In recent months, a view of the economy has emerged that’s more troubling than might be expected with unemployment near a record low.

A new Wisconsin Policy Forum analysis shows many people can barely afford their rent, with 46.7 percent of Wisconsin renters considered “rent burdened,” meaning more than 30 percent of their income goes toward rent and utilities. By this standard, they lack enough money to cover other expenses.

Locally, the figures are also worrisome. Rock County is 46.9 percent “rent burdened,” while Walworth County is at 50.8 percent.

The findings echo another statistic from the United Way: In Rock County, 42 percent of all households are either in poverty or at risk of not being able to meet financial obligations, despite people in those households having jobs. More concerning, this percentage has increased since 2014 even as unemployment rates fell during two years examined in the study.

Instead of all boats rising with the economic tide, we’re witnessing the marginalization of a large swath of the employed population. In today’s economy, the problem isn’t a lack of jobs but a lack of jobs paying enough to keep people out of poverty.

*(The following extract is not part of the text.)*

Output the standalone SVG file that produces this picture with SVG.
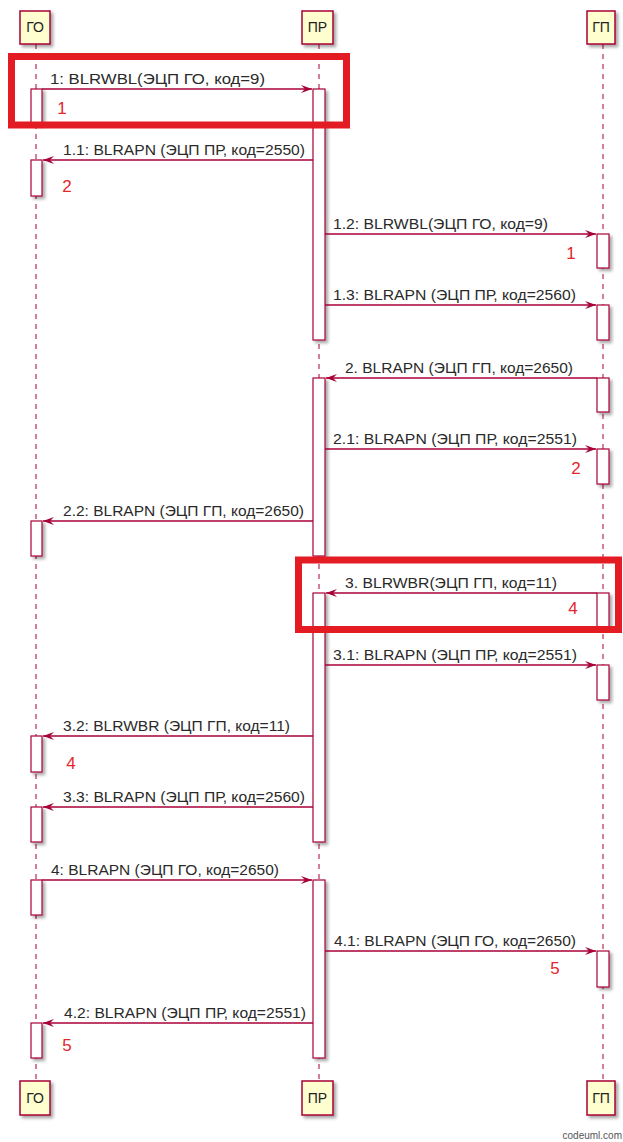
<svg xmlns="http://www.w3.org/2000/svg" width="623" height="1142" viewBox="0 0 623 1142">
<style>
.box{fill:#FEFECE;stroke:#A80036;stroke-width:1.5}
.ptxt{font-family:"Liberation Sans",Arial,sans-serif;font-size:14px;fill:#222;text-anchor:middle}
.life{stroke:#A80036;stroke-width:1;stroke-dasharray:5,5;fill:none}
.act{fill:#FFFFFF;stroke:#A80036;stroke-width:1.2}
.msg{stroke:#A80036;stroke-width:1.3;fill:none}
.mtxt{font-family:"Liberation Sans",Arial,sans-serif;font-size:14px;fill:#2a2a2a}
.num{font-family:"Liberation Sans",Arial,sans-serif;font-size:17px;fill:#E3262B;text-anchor:middle}
.hl{fill:none;stroke:#E31B23;stroke-width:7}
.wm{font-family:"Liberation Sans",Arial,sans-serif;font-size:10px;fill:#555;text-anchor:end}
</style>
<defs>
<filter id="sh" x="-30%" y="-30%" width="180%" height="180%">
<feDropShadow dx="2.5" dy="2.5" stdDeviation="1.5" flood-color="#000" flood-opacity="0.35"/>
</filter>
<marker id="ah" markerWidth="12" markerHeight="10" refX="11" refY="5" orient="auto" markerUnits="userSpaceOnUse">
<polygon points="0,1 11,5 0,9 4,5" fill="#A80036"/>
</marker>
</defs>

<g id="lifelines">
<line class="life" x1="36" y1="44" x2="36" y2="1081"/>
<line class="life" x1="319" y1="44" x2="319" y2="1081"/>
<line class="life" x1="603" y1="44" x2="603" y2="1081"/>
</g>

<g id="node-GO-top"><rect class="box" x="20" y="11" width="30" height="33" filter="url(#sh)"/><text class="ptxt" x="35" y="32">ГО</text></g>
<g id="node-PR-top"><rect class="box" x="302" y="11" width="31" height="33" filter="url(#sh)"/><text class="ptxt" x="317.5" y="32">ПР</text></g>
<g id="node-GP-top"><rect class="box" x="587" y="11" width="28" height="33" filter="url(#sh)"/><text class="ptxt" x="601" y="32">ГП</text></g>

<g id="node-GO-bottom"><rect class="box" x="20" y="1081" width="30" height="34" filter="url(#sh)"/><text class="ptxt" x="35" y="1103">ГО</text></g>
<g id="node-PR-bottom"><rect class="box" x="302" y="1081" width="31" height="34" filter="url(#sh)"/><text class="ptxt" x="317.5" y="1103">ПР</text></g>
<g id="node-GP-bottom"><rect class="box" x="587" y="1081" width="28" height="34" filter="url(#sh)"/><text class="ptxt" x="601" y="1103">ГП</text></g>

<g id="activations" filter="url(#sh)">
<rect class="act" x="31" y="89" width="11" height="35"/>
<rect class="act" x="31" y="160" width="11" height="36"/>
<rect class="act" x="31" y="521" width="11" height="35"/>
<rect class="act" x="31" y="736" width="11" height="36"/>
<rect class="act" x="31" y="807" width="11" height="35"/>
<rect class="act" x="31" y="880" width="11" height="35"/>
<rect class="act" x="31" y="1023" width="11" height="35"/>
<rect class="act" x="313" y="89" width="12" height="251"/>
<rect class="act" x="313" y="378" width="12" height="178"/>
<rect class="act" x="313" y="593" width="12" height="249"/>
<rect class="act" x="313" y="880" width="12" height="178"/>
<rect class="act" x="597" y="234" width="12" height="34"/>
<rect class="act" x="597" y="305" width="12" height="35"/>
<rect class="act" x="597" y="378" width="12" height="34"/>
<rect class="act" x="597" y="449" width="12" height="35"/>
<rect class="act" x="597" y="593" width="12" height="34"/>
<rect class="act" x="597" y="665" width="12" height="35"/>
<rect class="act" x="597" y="951" width="12" height="36"/>
</g>

<g id="connectors">
<line class="msg" x1="42" y1="89" x2="312" y2="89" marker-end="url(#ah)"/>
<text class="mtxt" x="50" y="84" textLength="215" lengthAdjust="spacingAndGlyphs">1: BLRWBL(ЭЦП ГО, код=9)</text>
<line class="msg" x1="313" y1="160" x2="43" y2="160" marker-end="url(#ah)"/>
<text class="mtxt" x="63" y="155" textLength="242" lengthAdjust="spacingAndGlyphs">1.1: BLRAPN (ЭЦП ПР, код=2550)</text>
<line class="msg" x1="325" y1="234" x2="596" y2="234" marker-end="url(#ah)"/>
<text class="mtxt" x="333" y="229" textLength="215" lengthAdjust="spacingAndGlyphs">1.2: BLRWBL(ЭЦП ГО, код=9)</text>
<line class="msg" x1="325" y1="305" x2="596" y2="305" marker-end="url(#ah)"/>
<text class="mtxt" x="333" y="300" textLength="243" lengthAdjust="spacingAndGlyphs">1.3: BLRAPN (ЭЦП ПР, код=2560)</text>
<line class="msg" x1="597" y1="378" x2="326" y2="378" marker-end="url(#ah)"/>
<text class="mtxt" x="345" y="373" textLength="228" lengthAdjust="spacingAndGlyphs">2. BLRAPN (ЭЦП ГП, код=2650)</text>
<line class="msg" x1="325" y1="449" x2="596" y2="449" marker-end="url(#ah)"/>
<text class="mtxt" x="333" y="444" textLength="244" lengthAdjust="spacingAndGlyphs">2.1: BLRAPN (ЭЦП ПР, код=2551)</text>
<line class="msg" x1="313" y1="521" x2="43" y2="521" marker-end="url(#ah)"/>
<text class="mtxt" x="63" y="516" textLength="241" lengthAdjust="spacingAndGlyphs">2.2: BLRAPN (ЭЦП ГП, код=2650)</text>
<line class="msg" x1="597" y1="593" x2="326" y2="593" marker-end="url(#ah)"/>
<text class="mtxt" x="345" y="588" textLength="212" lengthAdjust="spacingAndGlyphs">3. BLRWBR(ЭЦП ГП, код=11)</text>
<line class="msg" x1="325" y1="665" x2="596" y2="665" marker-end="url(#ah)"/>
<text class="mtxt" x="333" y="660" textLength="244" lengthAdjust="spacingAndGlyphs">3.1: BLRAPN (ЭЦП ПР, код=2551)</text>
<line class="msg" x1="313" y1="736" x2="43" y2="736" marker-end="url(#ah)"/>
<text class="mtxt" x="63" y="731" textLength="227" lengthAdjust="spacingAndGlyphs">3.2: BLRWBR (ЭЦП ГП, код=11)</text>
<line class="msg" x1="313" y1="807" x2="43" y2="807" marker-end="url(#ah)"/>
<text class="mtxt" x="63" y="802" textLength="242" lengthAdjust="spacingAndGlyphs">3.3: BLRAPN (ЭЦП ПР, код=2560)</text>
<line class="msg" x1="42" y1="880" x2="312" y2="880" marker-end="url(#ah)"/>
<text class="mtxt" x="51" y="875" textLength="228" lengthAdjust="spacingAndGlyphs">4: BLRAPN (ЭЦП ГО, код=2650)</text>
<line class="msg" x1="325" y1="951" x2="596" y2="951" marker-end="url(#ah)"/>
<text class="mtxt" x="334" y="946" textLength="242" lengthAdjust="spacingAndGlyphs">4.1: BLRAPN (ЭЦП ГО, код=2650)</text>
<line class="msg" x1="313" y1="1023" x2="43" y2="1023" marker-end="url(#ah)"/>
<text class="mtxt" x="64" y="1018" textLength="242" lengthAdjust="spacingAndGlyphs">4.2: BLRAPN (ЭЦП ПР, код=2551)</text>
</g>

<g id="annotations">
<rect class="hl" x="11.5" y="56.5" width="335" height="68.5"/>
<rect class="hl" x="298.5" y="560" width="320" height="69.5"/>
<text class="num" x="62" y="114">1</text>
<text class="num" x="67" y="192">2</text>
<text class="num" x="571" y="259">1</text>
<text class="num" x="576" y="474">2</text>
<text class="num" x="573" y="614">4</text>
<text class="num" x="71" y="769">4</text>
<text class="num" x="555" y="974">5</text>
<text class="num" x="67" y="1051">5</text>
</g>

<text class="wm" x="622" y="1139">codeuml.com</text>
</svg>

From previous economic cycles, we’ve learned to associate low unemployment rates with a strong economy, and politicians often cite monthly job reports (Wisconsin’s unemployment rate is 3 percent) as further proof of prosperity. But there’s a growing disconnect between our assumptions about what full employment means and the reality of many fully-employed residents.

This disconnect perhaps explains why Janesville has a dearth of new rental housing developments amid extremely low vacancy rates. Some developers say they won’t build here because rents are too low. But shouldn’t a booming economy push rents high enough to spur new construction?

The Wisconsin Policy Forum analysis provides a possible answer. It suggests many renters cannot afford rent at current levels, let alone the higher rates sought by developers.

To try to resolve this dilemma, the city of Janesville has turned to tax incremental financing—subsidies typically reserved for industrial sites—to encourage new rental developments.

In previous editorials, we’ve supported using TIFs for rental housing, but the implication is unsettling. If renters are struggling to pay the rent when times are good, what happens if they’re laid off from jobs that already pay too little?

A glimmer of hope appears in recent economic data. The tight job market is finally resulting in higher wages, which should help reduce rent-burden figures cited above. But given the nation is 108 months into an economic expansion and interest rates are moving higher, this bump in wages may be too little, too late.

Yes, many businesses and families are prospering as we’d expect during an economic expansion. But we as a community must acknowledge the economy’s inability to lift many of the employed out of poverty.

If this is what prosperity looks like, we’re reluctant to contemplate what the next economic downturn might bring.